America, he continued, “will be a ninth world country, not a third world country, a ninth world country. We won't have energies. Look at what's happening with the rolling blackouts in California. Look at where California is going to have to ration water.”
Windows are not mentioned in the Green New Deal (GND), the 14-page bill aimed at simultaneously tackling the climate crisis and providing jobs.
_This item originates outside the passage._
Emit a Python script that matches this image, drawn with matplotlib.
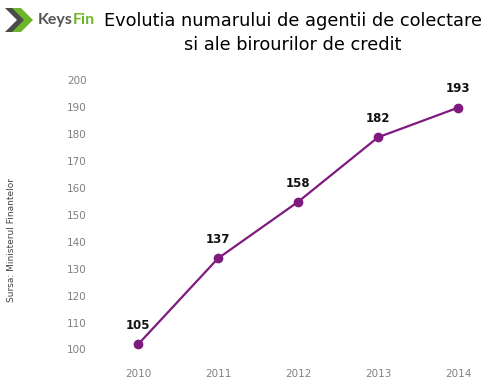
import matplotlib.pyplot as plt
import matplotlib.transforms as mtransforms
from matplotlib.patches import Polygon

years = [2010, 2011, 2012, 2013, 2014]
values = [105, 137, 158, 182, 193]
yticks = [100, 110, 120, 130, 140, 150, 160, 170, 180, 190, 200]

purple = '#7f1a7f'

fig = plt.figure(figsize=(4.94, 3.86), dpi=100)
ax = fig.add_axes([106/494, 1 - 366/386, 384/494, (366 - 83.5)/386])

ax.plot(years, values, color=purple, lw=1.6, marker='o', ms=6, zorder=3)
for x, v in zip(years, values):
    ax.annotate(str(v), (x, v), xytext=(0, 13.5), textcoords='offset points',
                ha='center', va='center', fontsize=8.5, fontweight='bold', color='#111111')

ax.set_xlim(2009.6, 2014.4)
ax.set_ylim(97, 202)
ax.set_xticks(years)
ax.set_yticks(yticks)
ax.tick_params(length=0, labelsize=7.5, labelcolor='#808080')
ax.tick_params(axis='y', pad=14)
ax.tick_params(axis='x', pad=2)
for s in ax.spines.values():
    s.set_visible(False)

# tick labels sit a bit higher than their grid values in the source
shift = mtransforms.ScaledTranslation(0, 8.5/100, fig.dpi_scale_trans)
for lab in ax.get_yticklabels():
    lab.set_transform(lab.get_transform() + shift)

# title
fig.text(293/494, 1 - 21/386, "Evolutia numarului de agentii de colectare",
         ha='center', va='center', fontsize=12.8, color='black')
fig.text(293/494, 1 - 45/386, "si ale birourilor de credit",
         ha='center', va='center', fontsize=12.8, color='black')

# logo
def pt(x, y):
    return (x/494, 1 - y/386)

fig.add_artist(Polygon([pt(5, 8), pt(14, 8), pt(26, 20), pt(14, 32), pt(5, 32), pt(17, 20)],
                       closed=True, transform=fig.transFigure, color='#4a4a4a', lw=0))
fig.add_artist(Polygon([pt(12, 8), pt(21, 8), pt(33, 20), pt(21, 32), pt(12, 32), pt(24, 20)],
                       closed=True, transform=fig.transFigure, color='#6fb52c', lw=0))
t = fig.text(38/494, 1 - 20/386, "Keys", ha='left', va='center', fontsize=11.5,
             family='Lato', fontweight='bold', color='#555555')
fig.canvas.draw()
bb = t.get_window_extent()
fig.text(bb.x1/494, 1 - 20/386, "Fin", ha='left', va='center', fontsize=11.5,
         family='Lato', fontweight='bold', color='#6fb52c')

# source
fig.text(12/494, 1 - 240/386, "Sursa: Ministerul Finantelor", rotation=90,
         ha='center', va='center', fontsize=6.5, color='#444444')

fig.savefig('out.png', dpi=100)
It was introduced in 2019 by progressive Democrats Representative Alexandria Ocasio-Cortez and Senator Ed Markey.
Instead, the proposal calls for “upgrading all existing buildings” in the US, and that any new ones “achieve maximum energy efficiency, water efficiency, safety, affordability, comfort, and durability, including through electrification”.
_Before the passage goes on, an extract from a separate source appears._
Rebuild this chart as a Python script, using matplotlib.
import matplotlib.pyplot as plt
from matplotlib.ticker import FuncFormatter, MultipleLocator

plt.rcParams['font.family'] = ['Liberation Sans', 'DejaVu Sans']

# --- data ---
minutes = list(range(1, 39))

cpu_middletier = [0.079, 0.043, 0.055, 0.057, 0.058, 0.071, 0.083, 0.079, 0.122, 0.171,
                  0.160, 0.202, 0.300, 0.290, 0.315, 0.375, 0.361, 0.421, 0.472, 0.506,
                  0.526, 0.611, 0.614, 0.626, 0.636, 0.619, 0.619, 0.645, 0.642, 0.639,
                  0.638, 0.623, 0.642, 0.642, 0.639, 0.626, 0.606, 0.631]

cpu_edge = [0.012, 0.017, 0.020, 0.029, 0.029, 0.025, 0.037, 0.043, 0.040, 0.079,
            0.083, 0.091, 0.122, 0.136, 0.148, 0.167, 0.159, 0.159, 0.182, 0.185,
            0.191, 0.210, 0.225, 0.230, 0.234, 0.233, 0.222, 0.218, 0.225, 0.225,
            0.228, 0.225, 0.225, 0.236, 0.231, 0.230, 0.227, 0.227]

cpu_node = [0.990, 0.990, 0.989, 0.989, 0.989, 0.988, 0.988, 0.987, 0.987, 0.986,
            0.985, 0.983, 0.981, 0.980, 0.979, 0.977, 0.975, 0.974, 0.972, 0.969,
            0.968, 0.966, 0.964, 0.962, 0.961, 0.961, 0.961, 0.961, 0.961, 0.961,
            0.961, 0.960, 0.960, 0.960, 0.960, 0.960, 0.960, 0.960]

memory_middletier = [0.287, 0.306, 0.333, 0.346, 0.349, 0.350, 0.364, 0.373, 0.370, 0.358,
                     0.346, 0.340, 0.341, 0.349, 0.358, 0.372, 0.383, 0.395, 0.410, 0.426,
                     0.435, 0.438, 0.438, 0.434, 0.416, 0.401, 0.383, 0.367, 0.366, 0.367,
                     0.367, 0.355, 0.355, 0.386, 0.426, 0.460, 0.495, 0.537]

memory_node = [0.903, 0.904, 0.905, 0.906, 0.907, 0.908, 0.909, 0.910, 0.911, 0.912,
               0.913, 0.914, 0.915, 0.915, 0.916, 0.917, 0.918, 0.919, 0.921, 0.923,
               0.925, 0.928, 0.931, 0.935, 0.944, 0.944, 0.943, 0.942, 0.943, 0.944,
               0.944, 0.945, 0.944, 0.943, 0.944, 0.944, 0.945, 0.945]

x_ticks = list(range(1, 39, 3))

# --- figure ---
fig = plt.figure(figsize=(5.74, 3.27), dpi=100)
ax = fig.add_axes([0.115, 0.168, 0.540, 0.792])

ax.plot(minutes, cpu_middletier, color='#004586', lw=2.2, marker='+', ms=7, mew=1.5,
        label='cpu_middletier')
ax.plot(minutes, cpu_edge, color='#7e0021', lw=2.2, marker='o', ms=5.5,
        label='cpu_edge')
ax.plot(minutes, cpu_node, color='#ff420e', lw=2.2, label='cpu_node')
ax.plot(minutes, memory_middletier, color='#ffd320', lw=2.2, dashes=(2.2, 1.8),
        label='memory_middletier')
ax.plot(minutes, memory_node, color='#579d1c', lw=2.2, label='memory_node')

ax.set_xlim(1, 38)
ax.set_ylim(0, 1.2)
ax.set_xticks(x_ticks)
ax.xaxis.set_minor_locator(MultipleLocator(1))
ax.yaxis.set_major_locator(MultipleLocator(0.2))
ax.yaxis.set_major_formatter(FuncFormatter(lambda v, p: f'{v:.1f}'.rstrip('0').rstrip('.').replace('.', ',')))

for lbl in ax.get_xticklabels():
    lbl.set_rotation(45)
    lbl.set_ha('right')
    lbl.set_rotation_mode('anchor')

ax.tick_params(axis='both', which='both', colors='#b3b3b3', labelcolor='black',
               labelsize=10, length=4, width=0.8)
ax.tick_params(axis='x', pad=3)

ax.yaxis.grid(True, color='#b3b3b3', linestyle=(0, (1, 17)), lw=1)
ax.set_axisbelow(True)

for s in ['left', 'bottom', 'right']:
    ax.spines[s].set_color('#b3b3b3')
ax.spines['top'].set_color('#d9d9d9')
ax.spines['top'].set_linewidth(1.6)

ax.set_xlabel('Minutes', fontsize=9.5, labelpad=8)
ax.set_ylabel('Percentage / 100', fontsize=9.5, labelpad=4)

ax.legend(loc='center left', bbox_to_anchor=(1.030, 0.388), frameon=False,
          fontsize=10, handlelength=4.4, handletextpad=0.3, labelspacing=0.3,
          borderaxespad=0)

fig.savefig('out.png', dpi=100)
Mr Trump’s “little windows” is not the first wild claim about the GND that has emerged in Republican talking points.
“They want to take away your hamburgers,” Sebastian Gorka, a former Trump adviser, claimed last year.
Senate majority leader Mitch McConnell dubbed it “garden-variety 20th-century socialism” while Utah congressman Rob Bishop called the proposal “tantamount to genocide” for rural America.
Hysteria aside, the GND - which takes its name from President Franklin D Roosevelt’s vast public works programmes that helped turn around America’s fortunes following the Great Depression in the early 1930s - calls for a decade of national mobilisation to pivot the economy from fossil fuels to renewable energy, like wind and solar.
Among other ideas, the GND includes plans for:
- A public infrastructure overhaul: repairing, upgrading, expanding of roads, railways, bridges, energy grids and water systems in a way that cuts pollution, providing jobs along with way
- Part of that infrastructure revamp would be replacing lead pipes to ensure clean water, and build-outs of green infrastructure so cities can better handle stormwater
- It also calls for a high-speed rail network across the US and expanding light rail and clean buses in cities to cut emissions and air pollution
- “Smart grid” development which will create jobs and at the same time, clean power
- A “Green Brigade” - creating employment for thousands of people in restoring ecosystems that help fight the climate crisis, including jobs in forest growth and fire safety, revitalising wetlands and parks, and the safe clean-up of hazardous waste
- Priority would be given to projects that benefit low-income families and communities of colour to address historic economic inequity.
In its current form, the GND is a non-binding resolution and does not contain details on how it will be financed.
Democratic presidential candidate Joe Biden, however, has his own climate agenda which calls for a $2 trillion investment in clean energy over four years. Senior campaign officials told the AP in July that it would require a mix of tax increases on corporations and the wealthy and deficit spending aimed at stimulating the economy.